Coached by Noriko Sato, Nobuko Fukui and Koji Okajima in Yokohama Miura no longer considers his jumping ability to be his only strength, and feels he has become a more well-rounded skater.

“My top quality is my speed. Speed allows me to do well in elements and speed also allows me to have dynamic skating,” Miura explained. “I have the dynamic expression, but I can only have that because of the speed. It is three dimensions of skating that I am really good at.”

Given his results to date this season, Miura has made it clear he intends to be a contender on the international scene.
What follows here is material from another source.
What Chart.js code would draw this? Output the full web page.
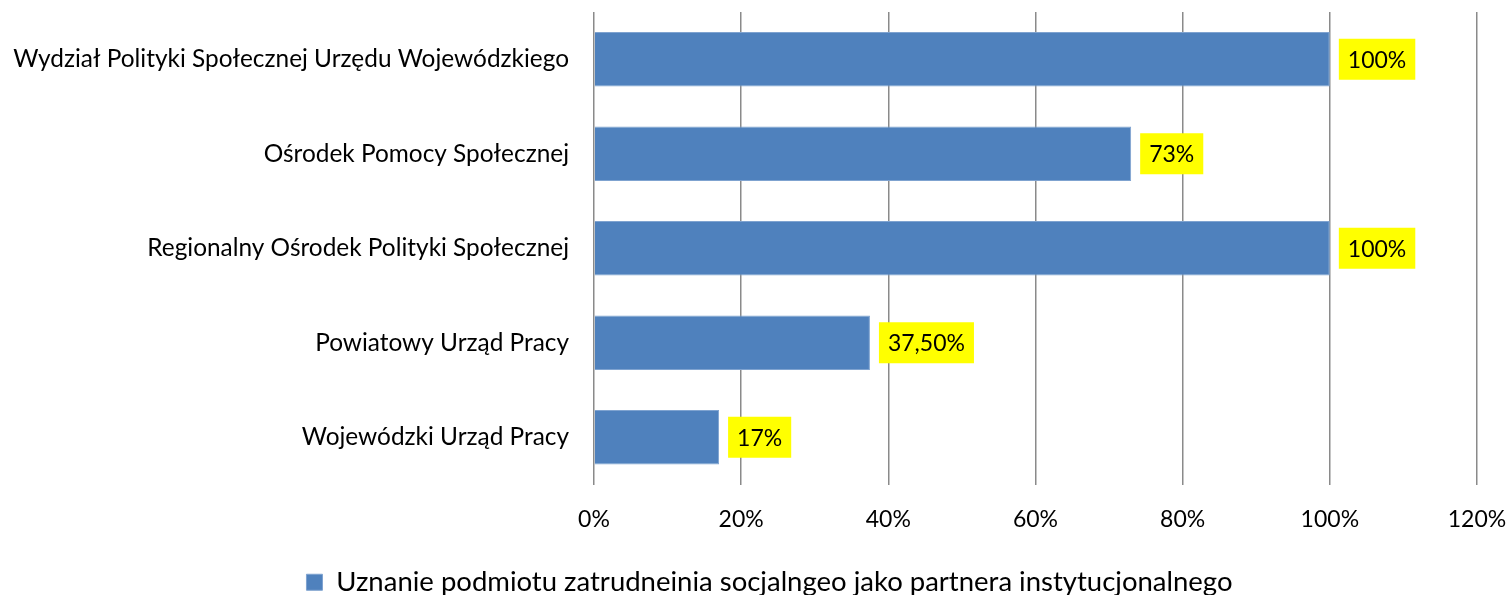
<!DOCTYPE html>
<html lang="pl">
<head>
  <meta charset="UTF-8">
  <title>Uznanie podmiotu zatrudnienia socjalnego</title>
  <script src="https://cdn.jsdelivr.net/npm/chart.js"></script>
  <style>
    html, body { margin: 0; padding: 0; background: #fff; }
    .chart-box { width: 1510px; height: 595px; position: relative; }
  </style>
</head>
<body>
  <div class="chart-box">
    <canvas id="barChart"></canvas>
  </div>

  <script>
    // data
    const categories = [
      'Wydział Polityki Społecznej Urzędu Wojewódzkiego',
      'Ośrodek Pomocy Społecznej',
      'Regionalny Ośrodek Polityki Społecznej',
      'Powiatowy Urząd Pracy',
      'Wojewódzki Urząd Pracy'
    ];
    const values = [100, 73, 100, 37.5, 17];
    const valueLabels = ['100%', '73%', '100%', '37,50%', '17%'];
    const seriesName = 'Uznanie podmiotu zatrudneinia socjalngeo jako partnera instytucjonalnego';
    const tickValues = [0, 20, 40, 60, 80, 100, 120];

    const FONT = 'Lato, "Open Sans", sans-serif';

    // yellow value boxes to the right of each bar
    const valueBoxes = {
      id: 'valueBoxes',
      afterDatasetsDraw(chart) {
        const ctx = chart.ctx;
        const meta = chart.getDatasetMeta(0);
        ctx.save();
        ctx.font = '23px ' + FONT;
        ctx.textBaseline = 'middle';
        ctx.textAlign = 'left';
        meta.data.forEach(function(bar, i) {
          const txt = valueLabels[i];
          const w = ctx.measureText(txt).width + 18;
          const h = 41;
          const x = bar.x + 9;
          const y = bar.y - h / 2;
          ctx.fillStyle = '#FFFF00';
          ctx.fillRect(x, y, w, h);
          ctx.fillStyle = '#000';
          ctx.fillText(txt, x + 9, bar.y + 1);
        });
        ctx.restore();
      }
    };

    // the legend in the original sits a bit right of the page centre
    const legendShift = {
      id: 'legendShift',
      afterLayout(chart) {
        if (chart.legend) chart.legend.left = 62;
      }
    };

    const ctx = document.getElementById('barChart').getContext('2d');
    const chart = new Chart(ctx, {
      type: 'bar',
      data: {
        labels: categories,
        datasets: [{
          label: seriesName,
          data: values,
          backgroundColor: '#4F81BD',
          borderColor: '#7FA3D0',
          borderWidth: 1,
          categoryPercentage: 1,
          barPercentage: 0.575
        }]
      },
      options: {
        indexAxis: 'y',
        responsive: true,
        maintainAspectRatio: false,
        animation: false,
        layout: { padding: { top: 12, right: 33, left: 0, bottom: -11 } },
        scales: {
          x: {
            min: 0,
            max: 120,
            afterBuildTicks: function(scale) {
              scale.ticks = tickValues.map(v => ({ value: v }));
            },
            afterFit: function(scale) {
              scale.height = 80;
              scale.paddingLeft = 0;
              scale.paddingRight = 0;
            },
            grid: { color: '#8A8A8A', lineWidth: 1.5, drawTicks: false },
            border: { display: false },
            ticks: {
              padding: 21,
              color: '#000',
              font: { family: FONT, size: 23 },
              callback: v => v + '%'
            }
          },
          y: {
            afterFit: function(scale) {
              scale.width = 594;
              scale.paddingTop = 0;
              scale.paddingBottom = 0;
            },
            grid: { display: false, drawTicks: false },
            border: { display: false },
            ticks: {
              padding: 25,
              color: '#000',
              font: { family: FONT, size: 24.4 }
            }
          }
        },
        plugins: {
          legend: {
            position: 'bottom',
            labels: {
              color: '#000',
              font: { family: FONT, size: 27.5 },
              boxWidth: 16,
              boxHeight: 16,
              padding: 4
            }
          },
          tooltip: { enabled: false }
        }
      },
      plugins: [valueBoxes, legendShift]
    });
  </script>
</body>
</html>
At both Skate America and Skate Canada, he won the short program, but wound up second behind young American prodigy Ilia Malinin in Norwood and one spot back of Uno in Mississauga. Each time, Miura was about seven points shy of the gold-medal winning score.

At Skate America, Miura produced personal best scores across the board, for the short (94.96) and long programs (178.23), and overall total (273.19). Interestingly, the latter score was .04 points higher than Uno’s winning total at Skate Canada.

“At the previous competition (Skate America), Ilia skated before me in the free and jumped the quad Axel. That was a lot of pressure, so it was a good practice for today,” said Miura. “I was hoping I would not have to skate last in free here. But I had to skate after Shoma and that was a lot of pressure. But at least I experienced that at Skate America.”

All of this is heady stuff for a young skater just starting to make his mark internationally, and now he must ponder the prospect of competing alongside the sport’s elite at the Grand Prix Final. It is an opportunity he will relish if it indeed comes to him.

“As far as the Final, if I am able to go there, I will try to do my best,” he said. “I will prepare myself as best as I can so I can skate to my full potential.”